Clone OpenVINO™ Model Server github repository and enter model_server directory.

Download the pretrained model

Download model files and store it in models directory

mkdir -p models/resnet/1
curl https://storage.openvinotoolkit.org/repositories/open_model_zoo/2021.4/models_bin/2/resnet50-binary-0001/FP32-INT1/resnet50-binary-0001.bin https://storage.openvinotoolkit.org/repositories/open_model_zoo/2021.4/models_bin/2/resnet50-binary-0001/FP32-INT1/resnet50-binary-0001.xml -o models/resnet/1/resnet50-binary-0001.bin -o models/resnet/1/resnet50-binary-0001.xml

Pull the latest OVMS image from dockerhub

Pull the latest version of OpenVINO™ Model Server from Dockerhub :

docker pull openvino/model_server:latest

OVMS configuration file

Create new file named config.json :

{
   "model_config_list": [
       {
           "config": {
               "name": "resnet",
               "base_path": "/models/resnet",
               "plugin_config": {
                   "CPU_THROUGHPUT_STREAMS" : "1"
               }
           }
       }
   ],
   "pipeline_config_list": [
       {
           "name": "resnet50DAG",
           "inputs": [
               "0"
           ],
           "demultiply_count" : 0,
           "nodes": [
               {
                   "name": "resnetNode",
                   "model_name": "resnet",
                   "type": "DL model",
                   "inputs": [
                       {
                           "0": {
                               "node_name": "request",
                               "data_item": "0"
                           }
                       }
                   ],
                   "outputs": [
                       {
                           "data_item": "1463",
                           "alias": "1463"
                       }
                   ]
               }
           ],
           "outputs": [
               {"1463": {
                       "node_name": "resnetNode",
                       "data_item": "1463"}}
           ]
       }
   ]
}

Start ovms docker container with downloaded model

Start ovms container with image pulled in previous step and mount models directory :

docker run --rm -d -v $(pwd)/models:/models -v $(pwd)/config.json:/config.json -p 9000:9000 openvino/model_server:latest --config_path config.json --port 9000

Checking metadata

cd example_client
virtualenv .venv
. .venv/bin/activate
pip install -r client_requirements.txt

python get_serving_meta.py --grpc_port 9000 --model_name resnet50DAG

...
Getting model metadata for model: resnet50DAG
Inputs metadata:
        Input name: 0; shape: [-1, 1, 3, 224, 224]; dtype: DT_FLOAT
Outputs metadata:
        Output name: 1463; shape: [-1, 1, 1000]; dtype: DT_FLOAT

Note: While using dynamic batching feature both input and output shape has an additional dimension, which represents split batch size.
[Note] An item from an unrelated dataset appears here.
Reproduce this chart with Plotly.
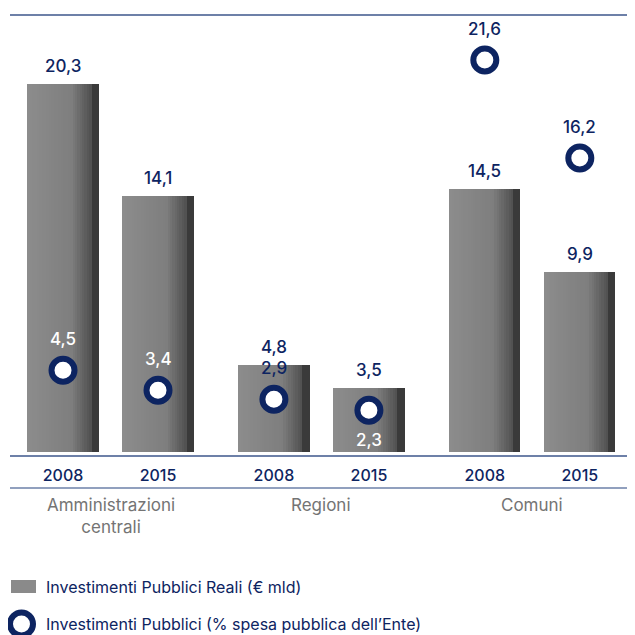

Setting batch size parameter to --batchsize 8 would set input shape to [8,1,3,244,244] and output shape to [8,1,1000].

Run the client

python grpc_serving_client.py --grpc_port 9000 --images_numpy_path imgs.npy --labels_numpy_path lbs.npy --input_name 0 --output_name 1463 --model_name resnet50DAG --dag-batch-size-auto --transpose_input False --batchsize 1 > b1.txt && python grpc_serving_client.py --grpc_port 9000 --images_numpy_path imgs.npy --labels_numpy_path lbs.npy --input_name 0 --output_name 1463 --model_name resnet50DAG --dag-batch-size-auto --transpose_input False --batchsize 8 > b8.txt;

Note: Results of running the client will be available in .txt files in current directory.

Output of the script

Output with batchsize 1 stored in b1.txt:

Image data range: 0.0 : 255.0
Start processing:
	Model name: resnet50DAG
	Iterations: 10
	Images numpy path: imgs.npy
	Numpy file shape: (10, 3, 224, 224)

Iteration 1; Processing time: 21.16 ms; speed 47.25 fps
imagenet top results in a single batch:
	 0 airliner 404 ; Correct match.
Iteration 2; Processing time: 8.08 ms; speed 123.79 fps
imagenet top results in a single batch:
	 0 Arctic fox, white fox, Alopex lagopus 279 ; Correct match.
Iteration 3; Processing time: 104.76 ms; speed 9.55 fps
imagenet top results in a single batch:
	 0 bee 309 ; Correct match.
Iteration 4; Processing time: 8.86 ms; speed 112.83 fps
imagenet top results in a single batch:
	 0 golden retriever 207 ; Correct match.
Iteration 5; Processing time: 19.05 ms; speed 52.48 fps
imagenet top results in a single batch:
	 0 gorilla, Gorilla gorilla 366 ; Correct match.
Iteration 6; Processing time: 9.31 ms; speed 107.47 fps
imagenet top results in a single batch:
	 0 magnetic compass 635 ; Correct match.
Iteration 7; Processing time: 7.10 ms; speed 140.81 fps
imagenet top results in a single batch:
	 0 peacock 84 ; Correct match.
Iteration 8; Processing time: 6.83 ms; speed 146.50 fps
imagenet top results in a single batch:
	 0 pelican 144 ; Correct match.
Iteration 9; Processing time: 6.74 ms; speed 148.26 fps
imagenet top results in a single batch:
	 0 snail 113 ; Correct match.
Iteration 10; Processing time: 7.08 ms; speed 141.26 fps
imagenet top results in a single batch:
	 0 zebra 340 ; Correct match.

processing time for all iterations
average time: 19.50 ms; average speed: 51.28 fps
median time: 8.00 ms; median speed: 125.00 fps
max time: 104.00 ms; min speed: 9.62 fps
min time: 6.00 ms; max speed: 166.67 fps
time percentile 90: 29.30 ms; speed percentile 90: 34.13 fps
time percentile 50: 8.00 ms; speed percentile 50: 125.00 fps
time standard deviation: 28.63
time variance: 819.45
Classification accuracy: 100.00

Output with batchsize 8 stored in b8.txt:

Image data range: 0.0 : 255.0
Start processing:
	Model name: resnet50DAG
	Iterations: 1
	Images numpy path: imgs.npy
	Numpy file shape: (10, 3, 224, 224)

Iteration 1; Processing time: 121.12 ms; speed 66.05 fps
imagenet top results in a single batch:
	 0 airliner 404 ; Correct match.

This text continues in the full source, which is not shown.